I lived in Somerville once. It was the summer before I decided to move in with my dad up from Texas. Those were a hot bundle of months, some of the hottest on record, and I would trace up and down the narrow city streets under the June cotton sky in search of meaning. The hours were busy and bustling. People and cars buzzed all about, and the streets seemed to chase and lean on the orange and dusking yellow day. I remember making up my mind that I would move there.
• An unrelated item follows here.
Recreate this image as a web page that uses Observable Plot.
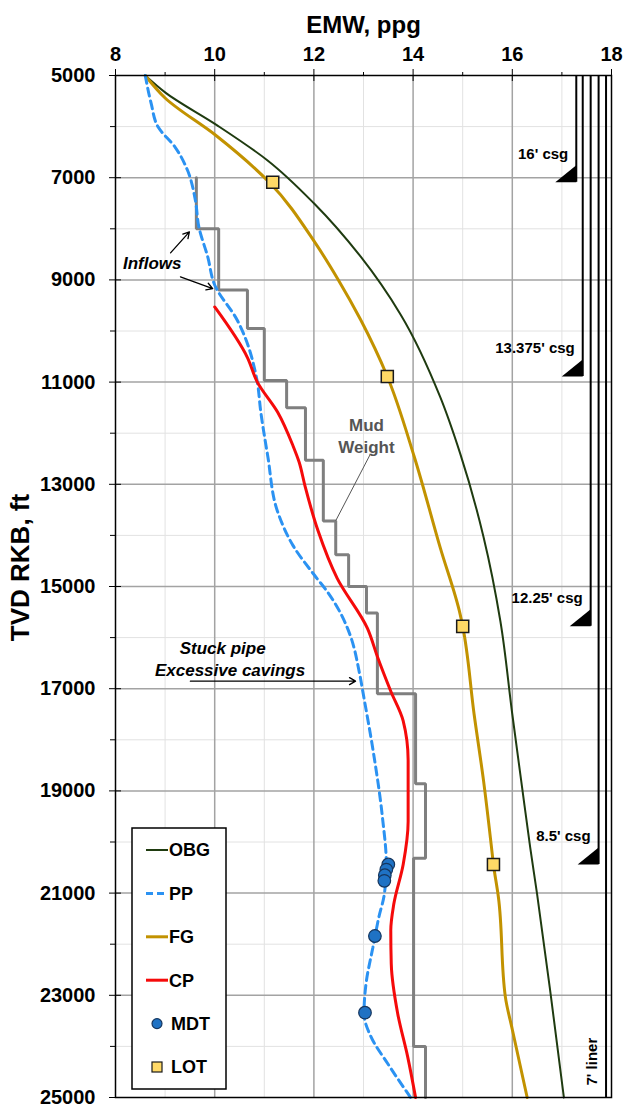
<!DOCTYPE html>
<html><head><meta charset="utf-8">
<script src="https://cdn.jsdelivr.net/npm/d3@7"></script>
<script src="https://cdn.jsdelivr.net/npm/@observablehq/plot@0.6"></script>
<style>
body{margin:0;background:#fff;}
#wrap{position:relative;width:626px;height:1109px;}
</style></head><body><div id="wrap"></div>
<script>
// ---- data (EMW ppg vs TVD ft) ----
const obgV = [8.6, 9.0, 10.05, 11.06, 12.0, 12.94, 13.75, 14.55, 14.95, 15.42, 15.76, 16.0, 16.2, 16.36, 16.5, 16.78, 17.04];
const obgD = [5000, 5330, 5975, 6657, 7500, 8541, 9680, 11300, 12400, 14030, 15680, 17500, 18950, 20100, 21020, 23030, 25000];

const fgV = [8.6, 9.0, 10.02, 11.1, 12.03, 12.49, 12.94, 13.48, 14.02, 14.55, 14.95, 15.0, 15.23, 15.42, 15.58, 15.62, 15.72, 15.86, 16.0, 16.3];
const fgD = [5000, 5440, 6170, 7090, 8281, 8996, 9776, 10890, 12450, 14250, 15550, 15780, 17500, 18800, 20100, 20440, 21080, 23030, 23670, 25000];

const ppV = [8.6, 8.72, 8.86, 9.2, 9.45, 9.61, 9.68, 9.86, 10.0, 10.45, 10.85, 10.93, 11.07, 11.27, 11.58, 12.02, 12.27, 12.52, 12.73, 12.92, 13.0, 13.2, 13.38, 13.46, 13.42, 13.31, 13.19, 13.05, 13.01, 13.15, 13.49, 13.95];
const ppD = [5000, 5550, 6010, 6400, 6850, 7440, 7960, 8550, 9100, 9780, 10950, 11590, 12450, 13540, 14200, 14790, 15100, 15490, 15950, 16700, 17130, 18250, 19500, 20440, 21020, 21470, 22060, 22780, 23360, 23810, 24340, 25000];

const cpV = [10.0, 10.66, 10.86, 11.27, 11.58, 11.7, 11.82, 12.08, 12.47, 13.08, 13.29, 13.55, 13.8, 13.9, 13.9, 13.8, 13.61, 13.55, 13.56, 13.69, 13.89, 14.05];
const cpD = [9530, 10520, 11000, 11590, 12250, 12560, 13030, 13900, 14840, 15820, 16400, 17050, 17630, 18400, 19600, 20440, 21220, 21730, 22390, 23360, 24200, 25000];

const mwV   = [9.63, 10.08, 10.66, 11.0, 11.45, 11.83, 12.19, 12.44, 12.7, 13.06, 13.28, 14.05, 14.25, 14.01, 14.25];
const mwTop = [7000, 8000, 9200, 9950, 10970, 11500, 12530, 13720, 14380, 15000, 15520, 17100, 18860, 20320, 24000];
const mwEnd = 25000;

const mdtV = [13.5, 13.46, 13.43, 13.42, 13.23, 13.03];
const mdtD = [20440, 20540, 20650, 20760, 21840, 23340];

const lotV = [11.17, 13.48, 15.0, 15.62];
const lotD = [7090, 10890, 15780, 20440];

const casingName = ["16' csg", "13.375' csg", "12.25' csg", "8.5' csg", "7' liner"];
const casingV    = [17.29, 17.42, 17.58, 17.74, 17.89];
const casingShoe = [7090, 10890, 15780, 20440, 25000];

const xMajor = [8, 10, 12, 14, 16, 18];
const xMinor = [9, 11, 13, 15, 17];
const yMajor = [5000, 7000, 9000, 11000, 13000, 15000, 17000, 19000, 21000, 23000, 25000];
const yMinor = [6000, 8000, 10000, 12000, 14000, 16000, 18000, 20000, 22000, 24000];

// annotations
const noteText = ["Inflows", "Stuck pipe", "Excessive cavings"];
const noteV    = [8.74, 10.16, 10.31];
const noteD    = [8680, 16210, 16640];
const arrowV1 = [9.11, 9.31, 9.51];
const arrowD1 = [8470, 8940, 16852];
const arrowV2 = [9.49, 9.96, 12.84];
const arrowD2 = [8060, 9170, 16852];
const mudLabel = {v: 13.06, d: 12030};
const mudLeader = {v1: 13.14, d1: 12407, v2: 12.44, d2: 13713};

// ---- tables ----
const zip = (V, D) => V.map((v, i) => ({v, d: D[i]}));
const obg = zip(obgV, obgD), fg = zip(fgV, fgD), pp = zip(ppV, ppD), cp = zip(cpV, cpD);
const mdt = zip(mdtV, mdtD), lot = zip(lotV, lotD);
const mw = [];
mwV.forEach((v, i) => { mw.push({v, d: mwTop[i]}); mw.push({v, d: i + 1 < mwTop.length ? mwTop[i + 1] : mwEnd}); });
const casings = casingName.map((name, i) => ({name, v: casingV[i], shoe: casingShoe[i]}));
const notes = noteText.map((t, i) => ({t, v: noteV[i], d: noteD[i]}));
const arrows = arrowV1.map((v, i) => ({x1: v, y1: arrowD1[i], x2: arrowV2[i], y2: arrowD2[i]}));

const C = {obg: "#1f3b10", fg: "#c29200", pp: "#2b92f2", cp: "#f50a0a", mw: "#7f7f7f",
           mdtFill: "#1f72c4", mdtStroke: "#16365e", lotFill: "#ffd966"};

const shoeSymbol = {draw(ctx) { ctx.moveTo(0, 0); ctx.lineTo(0, -17); ctx.lineTo(-21, 0); ctx.closePath(); }};
const FONT = "'Liberation Sans', Arial, Helvetica, sans-serif";

const chart = Plot.plot({
  width: 626, height: 1109,
  marginTop: 75, marginLeft: 115, marginRight: 15, marginBottom: 12,
  style: {fontFamily: FONT, fontWeight: "bold", fontSize: "20px", color: "#000", background: "#fff", overflow: "visible"},
  x: {domain: [8, 18], axis: null},
  y: {domain: [5000, 25000], reverse: true, axis: null},
  marks: [
    Plot.gridX({ticks: xMinor, stroke: "#e2e2e2", strokeOpacity: 1, strokeWidth: 1}),
    Plot.gridY({ticks: yMinor, stroke: "#e2e2e2", strokeOpacity: 1, strokeWidth: 1}),
    Plot.gridX({ticks: xMajor.slice(1, -1), stroke: "#a3a3a3", strokeOpacity: 1, strokeWidth: 1.5}),
    Plot.gridY({ticks: yMajor.slice(1, -1), stroke: "#a3a3a3", strokeOpacity: 1, strokeWidth: 1.5}),
    // casing strings
    Plot.ruleX(casings, {x: "v", y1: 5000, y2: "shoe", stroke: "#000", strokeWidth: 2}),
    Plot.dot(casings.filter(c => c.shoe < 25000), {x: "v", y: "shoe", symbol: shoeSymbol, fill: "#000", stroke: "none"}),
    Plot.text(casings.filter(c => c.shoe < 25000), {x: "v", y: "shoe", text: "name", textAnchor: "end", dx: -8, dy: -28, fontSize: 15}),
    Plot.text(casings.filter(c => c.shoe >= 25000), {x: "v", y: "shoe", text: "name", textAnchor: "start", rotate: -90, dx: -14, dy: -12, fontSize: 15}),
    // curves
    Plot.line(obg, {x: "v", y: "d", stroke: C.obg, strokeWidth: 2, curve: "monotone-y"}),
    Plot.line(fg, {x: "v", y: "d", stroke: C.fg, strokeWidth: 3, curve: "monotone-y"}),
    Plot.line(mw, {x: "v", y: "d", stroke: C.mw, strokeWidth: 3, curve: "linear", strokeLinejoin: "miter"}),
    Plot.line(pp, {x: "v", y: "d", stroke: C.pp, strokeWidth: 3, strokeDasharray: "8,5", curve: "monotone-y"}),
    Plot.line(cp, {x: "v", y: "d", stroke: C.cp, strokeWidth: 3, curve: "monotone-y"}),
    Plot.dot(mdt, {x: "v", y: "d", r: 6.3, fill: C.mdtFill, stroke: C.mdtStroke, strokeWidth: 1.2}),
    Plot.dot(lot, {x: "v", y: "d", symbol: "square", r: 6.8, fill: C.lotFill, stroke: "#1a1a1a", strokeWidth: 1.5}),
    // annotations
    Plot.text(notes, {x: "v", y: "d", text: "t", fontStyle: "italic", fontSize: 17, textAnchor: "middle"}),
    Plot.arrow(arrows, {x1: "x1", y1: "y1", x2: "x2", y2: "y2", stroke: "#000", strokeWidth: 1.3, headLength: 8}),
    Plot.link([mudLeader], {x1: "v1", y1: "d1", x2: "v2", y2: "d2", stroke: "#555", strokeWidth: 1}),
    Plot.text([mudLabel], {x: "v", y: "d", text: () => "Mud\nWeight", fill: "#555", fontSize: 17, lineHeight: 1.3, textAnchor: "middle"}),
    // frame & axes
    Plot.frame({stroke: "#000", strokeWidth: 1.5}),
    Plot.axisX({anchor: "top", ticks: xMajor, tickSize: 7, tickPadding: 8, tickFormat: d => String(d), label: null, fontSize: 20}),
    Plot.axisX({anchor: "top", ticks: xMajor, tickSize: -5, tickFormat: () => "", label: null}),
    Plot.axisX({anchor: "top", ticks: xMinor, tickSize: 4, tickFormat: () => "", label: null}),
    Plot.axisY({anchor: "left", ticks: yMajor, tickSize: 6, tickPadding: 14, tickFormat: d => String(d), label: null, fontSize: 20}),
    Plot.axisY({anchor: "left", ticks: yMajor, tickSize: -6, tickFormat: () => "", label: null}),
    Plot.axisY({anchor: "left", ticks: yMinor, tickSize: 5, tickFormat: () => "", label: null}),
    Plot.text(["EMW, ppg"], {frameAnchor: "top", dy: -50, fontSize: 24, textAnchor: "middle", lineAnchor: "middle", text: d => d}),
    Plot.text(["TVD RKB, ft"], {frameAnchor: "left", dx: -95, dy: -19, rotate: -90, fontSize: 26, textAnchor: "middle", lineAnchor: "middle", text: d => d})
  ]
});
document.getElementById("wrap").appendChild(chart);

// ---- legend (overlay inside plot area) ----
const legendItems = [
  {label: "OBG", kind: "line", color: C.obg, width: 2, dash: null},
  {label: "PP",  kind: "line", color: C.pp,  width: 3, dash: "7,4"},
  {label: "FG",  kind: "line", color: C.fg,  width: 3, dash: null},
  {label: "CP",  kind: "line", color: C.cp,  width: 3, dash: null},
  {label: "MDT", kind: "circle", color: C.mdtFill, stroke: C.mdtStroke},
  {label: "LOT", kind: "square", color: C.lotFill, stroke: "#1a1a1a"}
];
const leg = d3.select("#wrap").append("svg")
  .attr("width", 626).attr("height", 1109)
  .style("position", "absolute").style("left", "0px").style("top", "0px")
  .style("font-family", FONT).style("font-weight", "bold").style("font-size", "18px");
leg.append("rect").attr("x", 132).attr("y", 828).attr("width", 94).attr("height", 261)
  .attr("fill", "#fff").attr("stroke", "#000").attr("stroke-width", 1.5);
legendItems.forEach((it, i) => {
  const y = 850 + i * 43.4;
  if (it.kind === "line") {
    leg.append("line").attr("x1", 146).attr("x2", 168).attr("y1", y).attr("y2", y)
      .attr("stroke", it.color).attr("stroke-width", it.width).attr("stroke-dasharray", it.dash);
  } else if (it.kind === "circle") {
    leg.append("circle").attr("cx", 157).attr("cy", y).attr("r", 5).attr("fill", it.color).attr("stroke", it.stroke).attr("stroke-width", 1.2);
  } else {
    leg.append("rect").attr("x", 152).attr("y", y - 5).attr("width", 10).attr("height", 10).attr("fill", it.color).attr("stroke", it.stroke).attr("stroke-width", 1.2);
  }
  leg.append("text").attr("x", it.kind === "line" ? 169 : 171).attr("y", y).attr("dy", "0.35em").text(it.label);
});
</script>
</body></html>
Now, many years and miles away, I am considering the possibility that I will move there once again. What will be different? Will I feel the same? I think now back to how I felt when I was leaving Texas. I had friends and family there, and I was used to the way that things were. I had wanted change. It was deliberate, a purposeful choice. It did not come easy, but it was something that I had wanted. A desire that I had felt in distance, and one that could only be cured with change. But now, I am faced with something new, something familiar. A feeling I haven't felt since I was younger, far and so many lifetimes ago. I'm leaving again, and not because I had expected to, but because growth is watered with change.

I have grown to love Amherst in my time here. I can feel the days heavy and slow in summer, where people from all over go back to where they're from, while the old brick buildings stand and the long green stretches of fields sway empty and quiet. I notice too as people trickle back into town, slowly at first, but while the city fills up, they walk and talk in company, in twos or fours and gander, peering in the windows of every waiting shop. Feel their sweet presence and make note of the careful days, watch how they blend together and quickly pass.

I've grown accustomed to the rhythm of life here. How every day is variable, but still recognizably the same. I've grown used to waking up in my apartment and riding the bus into town. I look forward to each day here, but I'm also curious to see what my life will be like a year from now. Although I had expected to stay in Amherst for at least a year longer, I think that it would also be good for me to leave. I am reminded of my experiences as a child, when things were transient, but the world was only what existed in front of me. We would move often when I was young, and somewhere between the emotional dissonance of my parents' relationship and the altering expanding course of my life, there existed a boy who desired nothing more than stability. To call a place my own. A place that did not exist to be threatened by the uncertainty of change or the impermeability of choice.

Now, as I look toward the future, I am uncertain whether the streets will ring the same, or sound anew, or if, somewhere in the mix of it all, I will land on my feet in a place that feels my own, one that knocks with the familiar comfort of home, or a place that I will have to have to grow to love, to explore with patience, and to understand. I feel that in order to truly belong to a place, you need to volunteer a part of yourself that exists to search and question. It isn't enough to live in a place, to know your neighbors, and to follow your routine. But to truly belong is to demand engagement and curiosity, not just from the place, but from yourself. On returning to Eastern Massachusetts, I expect there will exist a semblance of familiarity, but I also understand that discovery lies not in finding new places, but, as offered by Proust, in seeing with new eyes.